Maximiliano Martin Vicente, professor de Realidade Sócio-Econômica e Política Brasileira Contemporânea na Unesp, aponta que políticas públicas devem combater as carências de infraestrutura e a situação social dos setores mais vulneráveis. Medidas preventivas simples contra o coronavírus, como lavar as mãos e evitar aglomerações, não abrangem a grande parcela da população que não recebe água limpa e conta apenas com transporte público lotado. Momentos como o da pandemia deixam evidente o abismo social no Brasil e como a falta dessas políticas é fatal para os brasileiros que dependem totalmente delas. 

A população carente está mais vulnerável a doenças contagiosas, assim como ocorreu durante a gripe espanhola e ainda ocorre durante a pandemia da covid-19 (Foto: Reprodução)

A gripe espanhola atingiu o Brasil em uma época em que a criação do Ministério da Saúde e do Sistema Único de Saúde (SUS) ainda estavam longe de acontecer. Parte da ajuda chegava de instituições como a Fiocruz, dirigida na época pelo Dr. Carlos Chagas, que implantou cinco hospitais de emergência e 27 pontos de atendimento no Rio de Janeiro. Mesmo após mudanças nas políticas de atendimento à população, Maximiliano ressalta que o despreparo da saúde pública para atender a população ainda é marcante. O professor acredita que uma das possíveis consequências políticas e socioculturais da crise do novo coronavírus será o resgate das finalidades e prioridades do papel do Estado.
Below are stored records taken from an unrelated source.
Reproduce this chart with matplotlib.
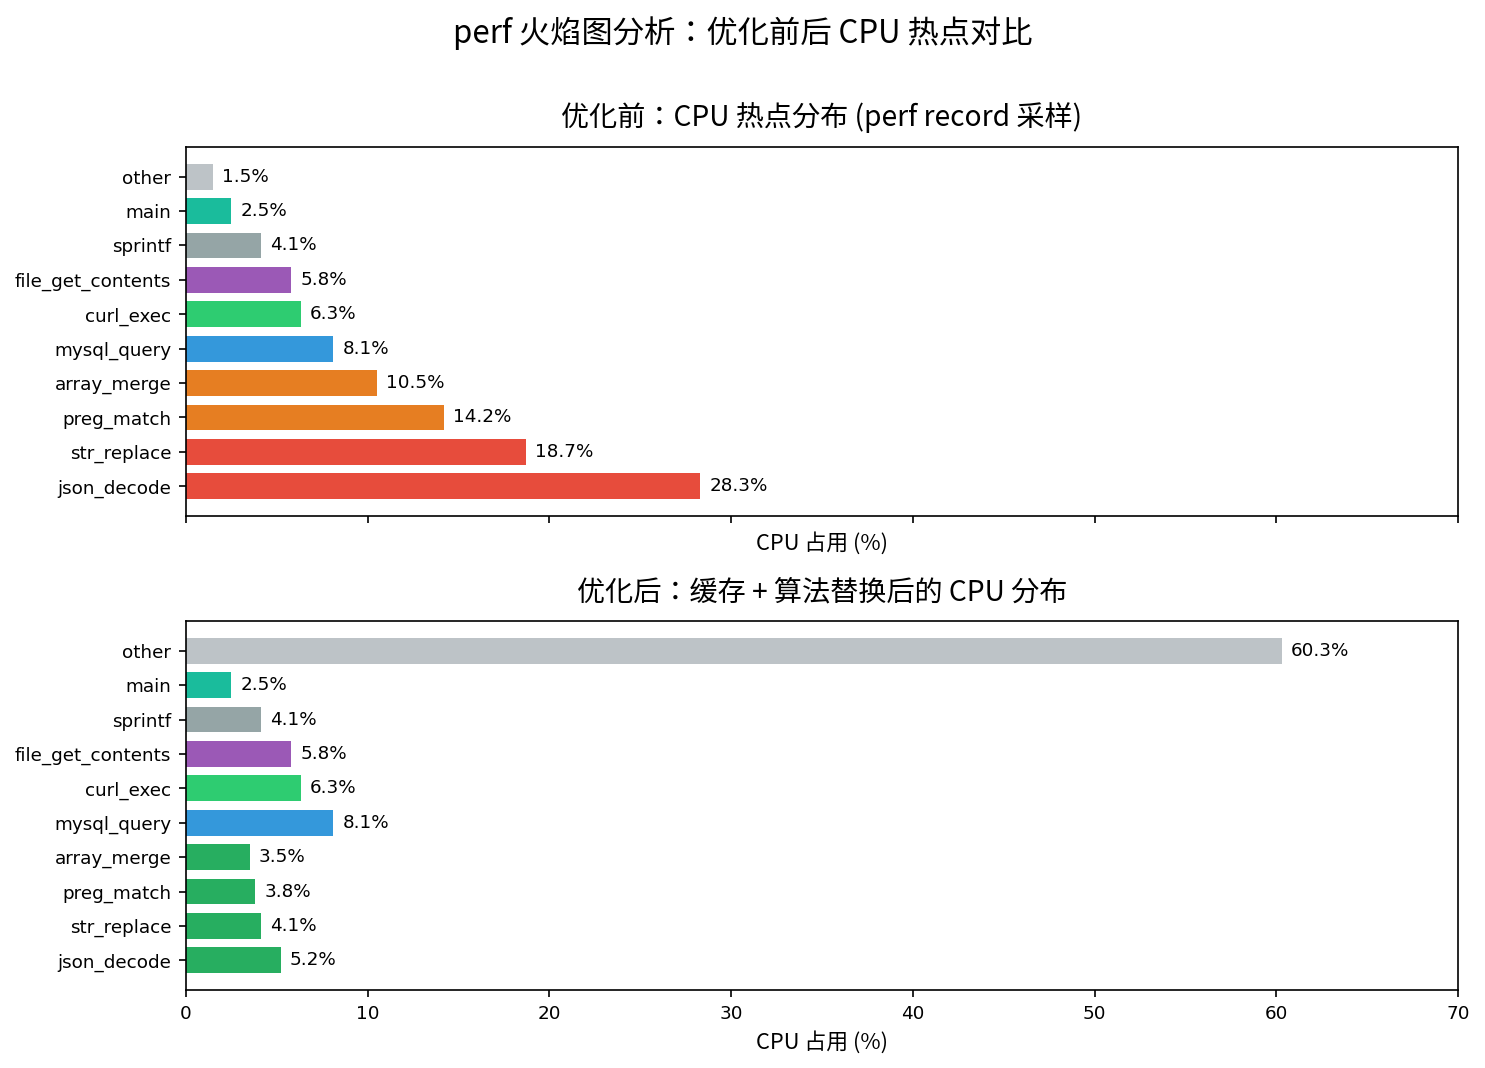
import matplotlib
matplotlib.use('Agg')
import matplotlib.pyplot as plt

plt.rcParams['font.family'] = ['DejaVu Sans', 'Noto Sans CJK JP']
CJK = ['Noto Sans CJK JP', 'DejaVu Sans']

funcs = ['json_decode', 'str_replace', 'preg_match', 'array_merge', 'mysql_query',
         'curl_exec', 'file_get_contents', 'sprintf', 'main', 'other']
before = [28.3, 18.7, 14.2, 10.5, 8.1, 6.3, 5.8, 4.1, 2.5, 1.5]
after = [5.2, 4.1, 3.8, 3.5, 8.1, 6.3, 5.8, 4.1, 2.5, 60.3]

RED = '#e74c3c'; ORANGE = '#e67e22'; BLUE = '#3498db'; GREEN = '#2ecc71'
PURPLE = '#9b59b6'; GRAY = '#95a5a6'; TEAL = '#1abc9c'; LGRAY = '#bdc3c7'; DGREEN = '#27ae60'
colors_before = [RED, RED, ORANGE, ORANGE, BLUE, GREEN, PURPLE, GRAY, TEAL, LGRAY]
colors_after = [DGREEN, DGREEN, DGREEN, DGREEN, BLUE, GREEN, PURPLE, GRAY, TEAL, LGRAY]

fig, axes = plt.subplots(2, 1, figsize=(9.9, 7.12), dpi=150, sharex=True)
fig.subplots_adjust(left=0.1253, right=0.9818, top=0.8624, bottom=0.073, hspace=0.285)

panels = [
    (axes[0], before, colors_before, '优化前：CPU 热点分布 (perf record 采样)'),
    (axes[1], after, colors_after, '优化后：缓存 + 算法替换后的 CPU 分布'),
]
for ax, vals, cols, title in panels:
    bars = ax.barh(funcs, vals, color=cols, height=0.75)
    for b, v in zip(bars, vals):
        ax.text(v + 0.5, b.get_y() + b.get_height() / 2, f'{v}%',
                va='center', ha='left', fontsize=8.8)
    ax.set_xlim(0, 70)
    ax.set_xlabel('CPU 占用 (%)', fontsize=10.5, family=CJK)
    ax.set_title(title, fontsize=13.5, pad=10, family=CJK)
    ax.tick_params(labelsize=8.8)

fig.suptitle('perf 火焰图分析：优化前后 CPU 热点对比', fontsize=15, y=0.985, family=CJK)
fig.savefig('out.png', dpi=150)
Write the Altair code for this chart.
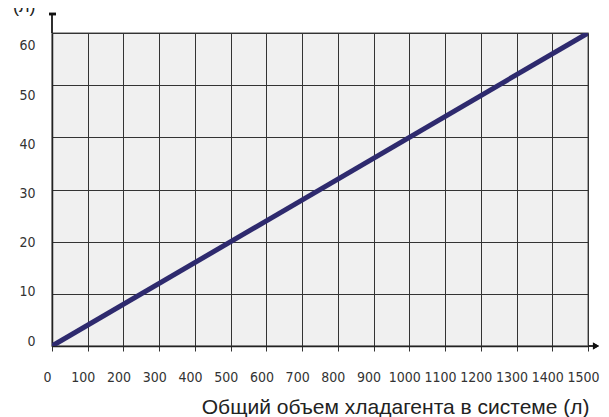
import altair as alt
import pandas as pd

x_vals = [0, 1500]
y_vals = [0, 60]
x_ticks = list(range(0, 1600, 100))
y_ticks = [0, 10, 20, 30, 40, 50, 60]

df = pd.DataFrame({"x": x_vals, "y": y_vals})

W, H = 536, 313
FONT = "'DejaVu Sans Condensed', Roboto, sans-serif"
TFONT = "Liberation Sans, Arial, sans-serif"

xscale = alt.Scale(domain=[0, 1500], nice=False, zero=False)
yscale = alt.Scale(domain=[0, 60], nice=False, zero=False)

# y labels in the reference sit on a slightly compressed spacing
y_label_offsets = {60: 12, 50: 10, 40: 7, 30: 4, 20: 1, 10: -2, 0: -5}
y_offset_cond = {
    "condition": [{"test": f"datum.value == {k}", "value": v} for k, v in y_label_offsets.items()],
    "value": 0,
}

line = alt.Chart(df).mark_line(color="#2e2a6e", strokeWidth=5, clip=True).encode(
    x=alt.X("x:Q", scale=xscale,
            axis=alt.Axis(values=x_ticks, format="d", grid=True, gridColor="#333333", gridWidth=1,
                          domain=True, domainColor="#222222", domainWidth=1.5,
                          ticks=True, tickSize=5, tickColor="#333333",
                          labelPadding=19, labelFont=FONT, labelFontSize=14, labelColor="#333333",
                          labelFlush=False, labelOverlap=False, labelOffset=-5,
                          title="Общий объем хладагента в системе (л)",
                          titleFont=TFONT, titleFontSize=21, titleFontWeight="normal",
                          titleColor="#222222", titleAnchor="end", titleAlign="right",
                          titleX=537, titleY=67, titleBaseline="alphabetic")),
    y=alt.Y("y:Q", scale=yscale,
            axis=alt.Axis(values=y_ticks, format="d", grid=True, gridColor="#333333", gridWidth=1,
                          domain=True, domainColor="#222222", domainWidth=1.5,
                          ticks=False, labelPadding=17,
                          labelFont=FONT, labelFontSize=14, labelColor="#333333",
                          labelBaseline="middle", labelOffset=y_offset_cond,
                          title="(л)", titleAngle=0, titleFont=TFONT, titleFontSize=18,
                          titleFontWeight="normal", titleColor="#222222",
                          titleX=-17, titleY=-22, titleAlign="right", titleBaseline="alphabetic")),
)

# axis extensions with arrow heads
x_ext = alt.Chart(df).mark_rule(color="#222222", strokeWidth=1.5).encode(
    x=alt.value(W), x2=alt.value(W + 9), y=alt.value(H))
x_arrow = alt.Chart(df).mark_point(shape="triangle-right", filled=True, color="#111111",
                                   size=50, opacity=1).encode(
    x=alt.value(W + 8), y=alt.value(H))
y_ext = alt.Chart(df).mark_rule(color="#222222", strokeWidth=1.5).encode(
    x=alt.value(0), y=alt.value(0), y2=alt.value(-19))
y_cap = alt.Chart(df).mark_rule(color="#111111", strokeWidth=2.5).encode(
    x=alt.value(-3), x2=alt.value(4), y=alt.value(-19))

chart = alt.layer(line, x_ext, x_arrow, y_ext, y_cap).properties(
    width=W, height=H,
    autosize=alt.AutoSizeParams(type="none"),
    padding={"left": 44, "top": 25, "right": 13, "bottom": 71},
).configure_view(fill="#f0f0f0", stroke="#888888", strokeWidth=1.5)

chart.save("out.html", embed_options={"renderer": "svg", "actions": False})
Apesar das muitas semelhanças entre a crise da gripe espanhola e a do coronavírus, é importe ressaltar que nenhuma pandemia é igual a outra. O cenário atual ainda é incerto, mas as experiências anteriores deixaram lições valiosas. Cobrar governos por políticas públicas sempre foi essencial, mas agora mostra que é uma questão de sobrevivência.